The interactive movie was the all too painful buzzword that dominated 90s adventure gaming – usually for the worst. FMV adventures were many and most were neither good games, nor good movies, but they made money and as such were pumped out regardless. In Urban Runner you play as Max, an American investigative reporter currently living in Paris. Investigating a corrupt law enforcement case, Max plans a meeting with his top informant, Marcos. But Max gets framed, and is on the run from both the cops and some nasty criminals as well.
In harmony with the title, Urban Runner pretty much runs through plot points and doesn’t take time to explain too much. I found it quite interesting that once the game was over, you could select each character from the game and hear some background story and explanations of what happened. It would have been a better story if they included some of these background tidbits in the actual “movie” and instead it feels like the writers are giving you a little help understanding the convoluted plot you just witnessed.

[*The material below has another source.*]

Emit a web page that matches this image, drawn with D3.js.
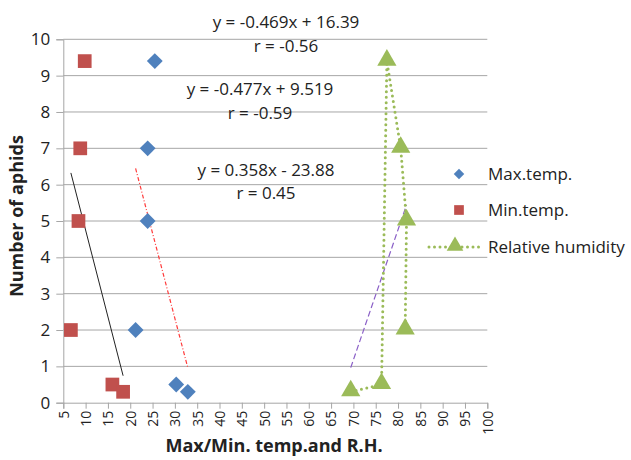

Attempting to fit the mold of interactive movie, Urban Runner is primarily a bunch of video sequences squeezed in at half size because of video compression concerns (it still comes in heavy at four CDs). In between video scenes are static screens representing your basic inventory-based adventure puzzler. You’ll pick up objects, examine them, use them on other objects on the screen, that sort of thing, all accomplished by the “intuitive ‘click and grab’ interface”, which means that clicking on hotspots will accomplish a required task. Sometimes your click will mean “Pick up the bell” and another time it’ll mean “Roll under the jeep”.
One innovation to be found here is the inclusion of time-based puzzles. Since Max is on the run from everyone, often you’ll have to do some extremely quick thinking and mouse maneuvering in order to keep your adventure moving. While these do add some tension to the scenes, it also adds a heavy dose of frustration. Often you’ll have about 10 seconds to complete a task when you really aren’t sure what you need to be doing. This will lead to having to replay the scenes over and over again until you finally get it right. Overall quality of the game is passable, but barely – this includes the questionable voice overs. In the end, it suffers the same fate as many other games of its kind – it’s not a fun movie, or game.